After the practitioner has injected the patient, the needle 98 can be re-covered by pushing the cover 50 distally. The force needed to do this is sufficient to compress the spring 56. The catch 116 of the tab 52 then re-engages with the lip 112 of the body 54, locking the cover 50 into the covered position. This holds the cover 50 in place, with the needle 98 safely covered. The practitioner can then unthread the capsule 22 from the barrel 14 of the syringe 10 and safely dispose of it as a unit. The relationship between the inlet 102, the outlet 104, the piston 72 and the O- rings 110 is shown in Figures 8 and 9.

The fluid path is shown in Figure 8. Fluid is urged into the proximal needle 88 and through the inlet 102 in the transition from the pre -use position to an activating position 200. The fluid is further urged into the cylinder 74, forcing the piston 72 partially out of the cylinder 74. The O-rings 110 align with the outlet 104 to inhibit or stop fluid flow, thereby allowing for the pressure increase needed to force the piston 72 out of the cylinder 74. This is then the releasing position 202. Further urging of the fluid forces the piston 72 further out of the cylinder 74, allowing the outlet 104 to be clear of the O-rings 110, and consequently, fluid flows through the outlet 104 to the distal needle 98. This is the injecting position 204. The transition from the releasing position to the injecting position is essentially instantaneous. Once the fluid flow ceases, the pressure drops and the piston 72 can be returned to a repositioning position 206. The mechanics of the release mechanism is shown in Figure 9. The pre-use position 198 is a neutral position. The cover 50 is aligned relative to the body 54 such that the tab 52 is over the piston 72 and the reversibly mating pair comprising the catch 116 and the lip 112 is engaged. In order to move from the pre-use position 198 to the releasing position 202, force is exerted as shown by arrow 199. In the releasing position 202, the piston 72 is urged out of the cylinder 74, abuts the adjacent surface 118, then lifts the tab 52 up. This releases the cover 50 from the body 54. To move from the releasing position 202 to the injecting position 204, force is exerted as shown by arrow 203. This force is the biasing force of the spring 56. Once the injection has been completed, force 205 returns the cover 50 and body 54 to the disposal position 208.

The design of the capsule allows it to be used on a standard syringe, with the capsule being a disposable. The capsule is provided in the covered position. This means that the cover is over the needle. It is only when the practitioner is injecting a patient that the needle is exposed. Following injection, the needle is again covered by sliding the cover over the needle. Thus the cover reversibly covers and uncovers the needle. The design allows the practitioner to remove the cover and inject the patient using one hand. The patient need not see the needle, as uncovering the needle can be done immediately before injecting and is done smoothly as part of the injection process. Once the injection is completed, the practitioner can cover the needle, by using the other hand to urge the cover over the needle at the same time as the syringe is being removed from the vicinity of the patient. Again, this can be done smoothly as part of the process of removing the syringe. This greatly reduces the stress on a patient. Further, as the needle is covered during both the assembly and disposal, and can indeed be covered between injections, needle stick injuries are minimized.

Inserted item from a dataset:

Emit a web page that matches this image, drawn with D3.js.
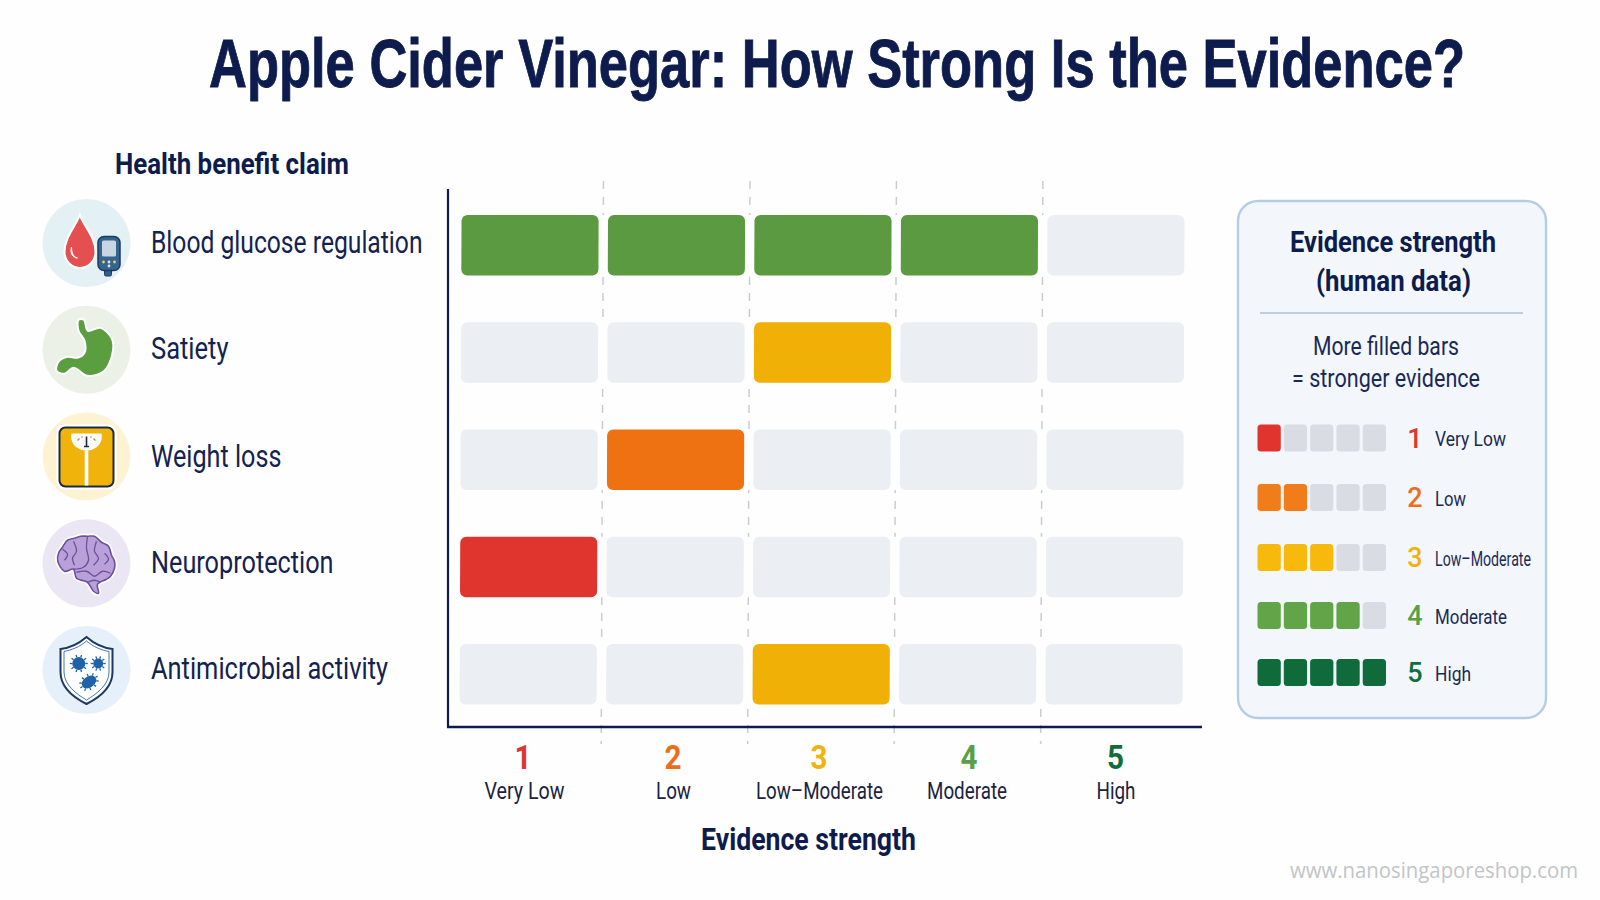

The foregoing is a description of an embodiment of the present technology. As would be known to one skilled in the art, variations are contemplated that do not alter the scope of the technology. For example, the conduit can be replaced with a needle or any other channel that permits flow of fluid from the needle cannula to the barrel, the spring may be replaced with any other suitable biasing member and the O-ring(s) can be replaced with any suitable gasket.